• **INSTRUCTION**:
Images should be left out, and everything else in the listing reproduced exactly.

# DATA LINES start

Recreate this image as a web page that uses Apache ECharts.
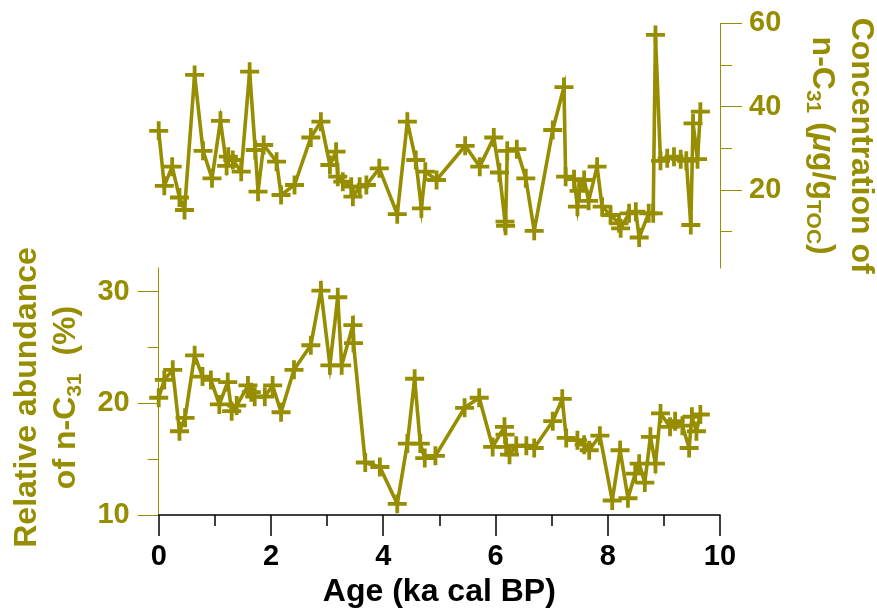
<!DOCTYPE html>
<html><head><meta charset="utf-8">
<script src="https://cdn.jsdelivr.net/npm/echarts@6/dist/echarts.min.js"></script>
<style>html,body{margin:0;padding:0;background:#fff}#c{width:877px;height:609px}</style>
</head><body><div id="c"></div>
<script>
// Top panel: concentration of n-C31 (µg/gTOC)
const ageTop=[0.00,0.10,0.24,0.37,0.46,0.64,0.79,0.95,1.10,1.21,1.24,1.32,1.47,1.62,1.72,1.77,1.87,2.10,2.18,2.42,2.71,2.89,3.05,3.16,3.19,3.28,3.43,3.46,3.58,3.70,3.93,4.25,4.43,4.58,4.68,4.75,4.95,5.46,5.72,5.97,6.07,6.17,6.18,6.21,6.38,6.54,6.69,7.02,7.22,7.25,7.40,7.46,7.49,7.58,7.66,7.81,7.90,8.05,8.20,8.23,8.38,8.50,8.56,8.73,8.81,8.85,8.94,9.06,9.18,9.30,9.40,9.48,9.52,9.60,9.65];
const valTop=[34.2,21.0,25.6,18.2,15.2,47.6,29.4,22.8,36.6,25.8,28.0,27.2,24.4,48.4,29.6,19.6,30.8,26.8,18.8,21.2,32.6,36.4,26.0,29.2,23.2,22.0,20.8,18.4,20.8,21.2,25.2,14.2,36.4,27.2,15.6,24.4,22.4,30.6,25.6,32.6,24.2,12.4,11.4,29.4,29.8,22.8,10.2,34.4,44.7,23.2,22.6,16.0,19.8,22.4,17.4,25.6,16.0,14.0,12.0,10.8,14.4,14.8,8.6,14.4,14.4,57.2,27.0,27.6,28.0,27.4,27.0,11.6,36.0,27.4,38.8];
// Bottom panel: relative abundance of n-C31 (%)
const ageBot=[0.00,0.10,0.25,0.37,0.47,0.64,0.78,0.93,1.08,1.23,1.30,1.39,1.59,1.65,1.71,1.89,2.03,2.18,2.41,2.71,2.89,3.05,3.19,3.26,3.46,3.47,3.68,3.94,4.25,4.43,4.56,4.66,4.74,4.93,5.45,5.71,5.95,6.16,6.17,6.19,6.25,6.37,6.55,6.69,7.02,7.19,7.26,7.46,7.58,7.67,7.86,8.08,8.22,8.36,8.49,8.56,8.66,8.76,8.85,8.94,9.11,9.20,9.33,9.45,9.50,9.58,9.65];
const valBot=[20.5,22.1,23.0,17.5,18.7,24.3,22.4,22.1,19.9,21.9,19.3,19.8,21.6,21.0,20.6,20.6,21.6,19.2,23.0,25.2,30.1,23.4,29.5,23.4,27.0,25.4,14.7,14.3,11.0,16.4,22.2,16.4,15.1,15.3,19.6,20.5,16.1,17.9,17.2,16.1,15.4,16.2,16.2,16.0,18.4,20.4,16.9,16.7,16.3,15.8,17.1,11.3,15.8,11.5,13.7,14.6,12.9,17.0,14.6,19.1,17.9,18.4,18.0,16.0,18.8,17.5,19.0];
// Tick positions
const xMajorTicks=[0,2,4,6,8,10];
const xMinorTicks=[1,3,5,7,9];
const botMajorTicks=[10,20,30];
const botMinorTicks=[15,25];
const topMajorTicks=[20,40,60];
const topMinorTicks=[10,30,50];

const OLIVE='#968D00';
const FONT='Liberation Sans';
const plus='path://M40,0H60V40H100V60H60V100H40V60H0V40H40Z';
const L=158.7, W=561.3;
const chart=echarts.init(document.getElementById('c'));
const nameRich={
  a:{fontSize:32,fontWeight:'bold',fontFamily:FONT,color:OLIVE,lineHeight:39},
  s:{fontSize:21,fontWeight:'bold',fontFamily:FONT,color:OLIVE,lineHeight:16,verticalAlign:'bottom'},
  i:{fontSize:32,fontWeight:'bold',fontStyle:'italic',fontFamily:FONT,color:OLIVE,lineHeight:39}
};
const lblOlive={color:OLIVE,fontSize:29,fontWeight:'bold',fontFamily:FONT};
chart.setOption({
  animation:false,
  grid:[
    {left:L,width:W,top:268,height:247,containLabel:false,outerBoundsMode:'none'},
    {left:L,width:W,top:23.3,height:244.7,containLabel:false,outerBoundsMode:'none'}
  ],
  xAxis:[
    {gridIndex:0,type:'value',position:'bottom',min:0,max:10,
     axisLine:{show:true,onZero:false,lineStyle:{color:'#000',width:1.5}},
     axisTick:{show:true,customValues:xMajorTicks,length:21,lineStyle:{color:'#000',width:1.5}},
     axisLabel:{customValues:xMajorTicks,color:'#000',fontSize:29,fontWeight:'bold',fontFamily:FONT,margin:27},
     splitLine:{show:false},
     name:'Age (ka cal BP)',nameLocation:'middle',nameGap:61,
     nameTextStyle:{color:'#000',fontSize:32,fontWeight:'bold',fontFamily:FONT}},
    {gridIndex:0,type:'value',position:'bottom',min:0,max:10,
     axisLine:{show:false,onZero:false},
     axisTick:{show:true,customValues:xMinorTicks,length:11,lineStyle:{color:'#000',width:1.5}},
     axisLabel:{show:false},splitLine:{show:false}},
    {gridIndex:1,type:'value',position:'bottom',min:0,max:10,show:false,splitLine:{show:false}}
  ],
  yAxis:[
    {gridIndex:0,type:'value',position:'left',min:10,max:32.12,
     axisLine:{show:true,onZero:false,lineStyle:{color:OLIVE,width:1}},
     axisTick:{show:true,customValues:botMajorTicks,length:21,lineStyle:{color:OLIVE,width:1}},
     axisLabel:Object.assign({customValues:botMajorTicks,margin:29},lblOlive),
     splitLine:{show:false},
     name:'{a|Relative abundance}\n{a|of n-C}{s|31}{a|  (%)}',
     nameLocation:'middle',nameRotate:90,nameGap:73,
     nameTextStyle:{rich:nameRich,align:'center',padding:[0,12,0,0]}},
    {gridIndex:0,type:'value',position:'left',min:10,max:32.12,
     axisLine:{show:false,onZero:false},
     axisTick:{show:true,customValues:botMinorTicks,length:11,lineStyle:{color:OLIVE,width:1}},
     axisLabel:{show:false},splitLine:{show:false}},
    {gridIndex:1,type:'value',position:'right',min:1.28,max:60,
     axisLine:{show:true,onZero:false,lineStyle:{color:OLIVE,width:1}},
     axisTick:{show:true,customValues:topMajorTicks,length:22,lineStyle:{color:OLIVE,width:1}},
     axisLabel:Object.assign({customValues:topMajorTicks,margin:29},lblOlive),
     splitLine:{show:false},
     name:'{a|Concentration of}\n{a|n-C}{s|31}{a| (}{i|\u03bc}{a|g/g}{s|TOC}{a|)}',
     nameLocation:'middle',nameRotate:-90,nameGap:82,
     nameTextStyle:{rich:nameRich,align:'center'}},
    {gridIndex:1,type:'value',position:'right',min:1.28,max:60,
     axisLine:{show:false,onZero:false},
     axisTick:{show:true,customValues:topMinorTicks,length:12,lineStyle:{color:OLIVE,width:1}},
     axisLabel:{show:false},splitLine:{show:false}}
  ],
  series:[
    {type:'line',xAxisIndex:0,yAxisIndex:0,data:ageBot.map((a,i)=>[a,valBot[i]]),
     symbol:plus,symbolSize:19,showAllSymbol:true,clip:false,
     lineStyle:{color:OLIVE,width:3.6,join:'miter',miterLimit:10},
     itemStyle:{color:OLIVE}},
    {type:'line',xAxisIndex:2,yAxisIndex:2,data:ageTop.map((a,i)=>[a,valTop[i]]),
     symbol:plus,symbolSize:19,showAllSymbol:true,clip:false,
     lineStyle:{color:OLIVE,width:3.6,join:'miter',miterLimit:10},
     itemStyle:{color:OLIVE}}
  ]
});
</script></body></html>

# DATA LINES end

• **RIGHT ANSWER**:
Recreate this image as a web page that uses Apache ECharts.
<!DOCTYPE html>
<html><head><meta charset="utf-8">
<script src="https://cdn.jsdelivr.net/npm/echarts@6/dist/echarts.min.js"></script>
<style>html,body{margin:0;padding:0;background:#fff}#c{width:877px;height:609px}</style>
</head><body><div id="c"></div>
<script>
// Top panel: concentration of n-C31 (µg/gTOC)
const ageTop=[0.00,0.10,0.24,0.37,0.46,0.64,0.79,0.95,1.10,1.21,1.24,1.32,1.47,1.62,1.72,1.77,1.87,2.10,2.18,2.42,2.71,2.89,3.05,3.16,3.19,3.28,3.43,3.46,3.58,3.70,3.93,4.25,4.43,4.58,4.68,4.75,4.95,5.46,5.72,5.97,6.07,6.17,6.18,6.21,6.38,6.54,6.69,7.02,7.22,7.25,7.40,7.46,7.49,7.58,7.66,7.81,7.90,8.05,8.20,8.23,8.38,8.50,8.56,8.73,8.81,8.85,8.94,9.06,9.18,9.30,9.40,9.48,9.52,9.60,9.65];
const valTop=[34.2,21.0,25.6,18.2,15.2,47.6,29.4,22.8,36.6,25.8,28.0,27.2,24.4,48.4,29.6,19.6,30.8,26.8,18.8,21.2,32.6,36.4,26.0,29.2,23.2,22.0,20.8,18.4,20.8,21.2,25.2,14.2,36.4,27.2,15.6,24.4,22.4,30.6,25.6,32.6,24.2,12.4,11.4,29.4,29.8,22.8,10.2,34.4,44.7,23.2,22.6,16.0,19.8,22.4,17.4,25.6,16.0,14.0,12.0,10.8,14.4,14.8,8.6,14.4,14.4,57.2,27.0,27.6,28.0,27.4,27.0,11.6,36.0,27.4,38.8];
// Bottom panel: relative abundance of n-C31 (%)
const ageBot=[0.00,0.10,0.25,0.37,0.47,0.64,0.78,0.93,1.08,1.23,1.30,1.39,1.59,1.65,1.71,1.89,2.03,2.18,2.41,2.71,2.89,3.05,3.19,3.26,3.46,3.47,3.68,3.94,4.25,4.43,4.56,4.66,4.74,4.93,5.45,5.71,5.95,6.16,6.17,6.19,6.25,6.37,6.55,6.69,7.02,7.19,7.26,7.46,7.58,7.67,7.86,8.08,8.22,8.36,8.49,8.56,8.66,8.76,8.85,8.94,9.11,9.20,9.33,9.45,9.50,9.58,9.65];
const valBot=[20.5,22.1,23.0,17.5,18.7,24.3,22.4,22.1,19.9,21.9,19.3,19.8,21.6,21.0,20.6,20.6,21.6,19.2,23.0,25.2,30.1,23.4,29.5,23.4,27.0,25.4,14.7,14.3,11.0,16.4,22.2,16.4,15.1,15.3,19.6,20.5,16.1,17.9,17.2,16.1,15.4,16.2,16.2,16.0,18.4,20.4,16.9,16.7,16.3,15.8,17.1,11.3,15.8,11.5,13.7,14.6,12.9,17.0,14.6,19.1,17.9,18.4,18.0,16.0,18.8,17.5,19.0];
// Tick positions
const xMajorTicks=[0,2,4,6,8,10];
const xMinorTicks=[1,3,5,7,9];
const botMajorTicks=[10,20,30];
const botMinorTicks=[15,25];
const topMajorTicks=[20,40,60];
const topMinorTicks=[10,30,50];

const OLIVE='#968D00';
const FONT='Liberation Sans';
const plus='path://M40,0H60V40H100V60H60V100H40V60H0V40H40Z';
const L=158.7, W=561.3;
const chart=echarts.init(document.getElementById('c'));
const nameRich={
  a:{fontSize:32,fontWeight:'bold',fontFamily:FONT,color:OLIVE,lineHeight:39},
  s:{fontSize:21,fontWeight:'bold',fontFamily:FONT,color:OLIVE,lineHeight:16,verticalAlign:'bottom'},
  i:{fontSize:32,fontWeight:'bold',fontStyle:'italic',fontFamily:FONT,color:OLIVE,lineHeight:39}
};
const lblOlive={color:OLIVE,fontSize:29,fontWeight:'bold',fontFamily:FONT};
chart.setOption({
  animation:false,
  grid:[
    {left:L,width:W,top:268,height:247,containLabel:false,outerBoundsMode:'none'},
    {left:L,width:W,top:23.3,height:244.7,containLabel:false,outerBoundsMode:'none'}
  ],
  xAxis:[
    {gridIndex:0,type:'value',position:'bottom',min:0,max:10,
     axisLine:{show:true,onZero:false,lineStyle:{color:'#000',width:1.5}},
     axisTick:{show:true,customValues:xMajorTicks,length:21,lineStyle:{color:'#000',width:1.5}},
     axisLabel:{customValues:xMajorTicks,color:'#000',fontSize:29,fontWeight:'bold',fontFamily:FONT,margin:27},
     splitLine:{show:false},
     name:'Age (ka cal BP)',nameLocation:'middle',nameGap:61,
     nameTextStyle:{color:'#000',fontSize:32,fontWeight:'bold',fontFamily:FONT}},
    {gridIndex:0,type:'value',position:'bottom',min:0,max:10,
     axisLine:{show:false,onZero:false},
     axisTick:{show:true,customValues:xMinorTicks,length:11,lineStyle:{color:'#000',width:1.5}},
     axisLabel:{show:false},splitLine:{show:false}},
    {gridIndex:1,type:'value',position:'bottom',min:0,max:10,show:false,splitLine:{show:false}}
  ],
  yAxis:[
    {gridIndex:0,type:'value',position:'left',min:10,max:32.12,
     axisLine:{show:true,onZero:false,lineStyle:{color:OLIVE,width:1}},
     axisTick:{show:true,customValues:botMajorTicks,length:21,lineStyle:{color:OLIVE,width:1}},
     axisLabel:Object.assign({customValues:botMajorTicks,margin:29},lblOlive),
     splitLine:{show:false},
     name:'{a|Relative abundance}\n{a|of n-C}{s|31}{a|  (%)}',
     nameLocation:'middle',nameRotate:90,nameGap:73,
     nameTextStyle:{rich:nameRich,align:'center',padding:[0,12,0,0]}},
    {gridIndex:0,type:'value',position:'left',min:10,max:32.12,
     axisLine:{show:false,onZero:false},
     axisTick:{show:true,customValues:botMinorTicks,length:11,lineStyle:{color:OLIVE,width:1}},
     axisLabel:{show:false},splitLine:{show:false}},
    {gridIndex:1,type:'value',position:'right',min:1.28,max:60,
     axisLine:{show:true,onZero:false,lineStyle:{color:OLIVE,width:1}},
     axisTick:{show:true,customValues:topMajorTicks,length:22,lineStyle:{color:OLIVE,width:1}},
     axisLabel:Object.assign({customValues:topMajorTicks,margin:29},lblOlive),
     splitLine:{show:false},
     name:'{a|Concentration of}\n{a|n-C}{s|31}{a| (}{i|\u03bc}{a|g/g}{s|TOC}{a|)}',
     nameLocation:'middle',nameRotate:-90,nameGap:82,
     nameTextStyle:{rich:nameRich,align:'center'}},
    {gridIndex:1,type:'value',position:'right',min:1.28,max:60,
     axisLine:{show:false,onZero:false},
     axisTick:{show:true,customValues:topMinorTicks,length:12,lineStyle:{color:OLIVE,width:1}},
     axisLabel:{show:false},splitLine:{show:false}}
  ],
  series:[
    {type:'line',xAxisIndex:0,yAxisIndex:0,data:ageBot.map((a,i)=>[a,valBot[i]]),
     symbol:plus,symbolSize:19,showAllSymbol:true,clip:false,
     lineStyle:{color:OLIVE,width:3.6,join:'miter',miterLimit:10},
     itemStyle:{color:OLIVE}},
    {type:'line',xAxisIndex:2,yAxisIndex:2,data:ageTop.map((a,i)=>[a,valTop[i]]),
     symbol:plus,symbolSize:19,showAllSymbol:true,clip:false,
     lineStyle:{color:OLIVE,width:3.6,join:'miter',miterLimit:10},
     itemStyle:{color:OLIVE}}
  ]
});
</script></body></html>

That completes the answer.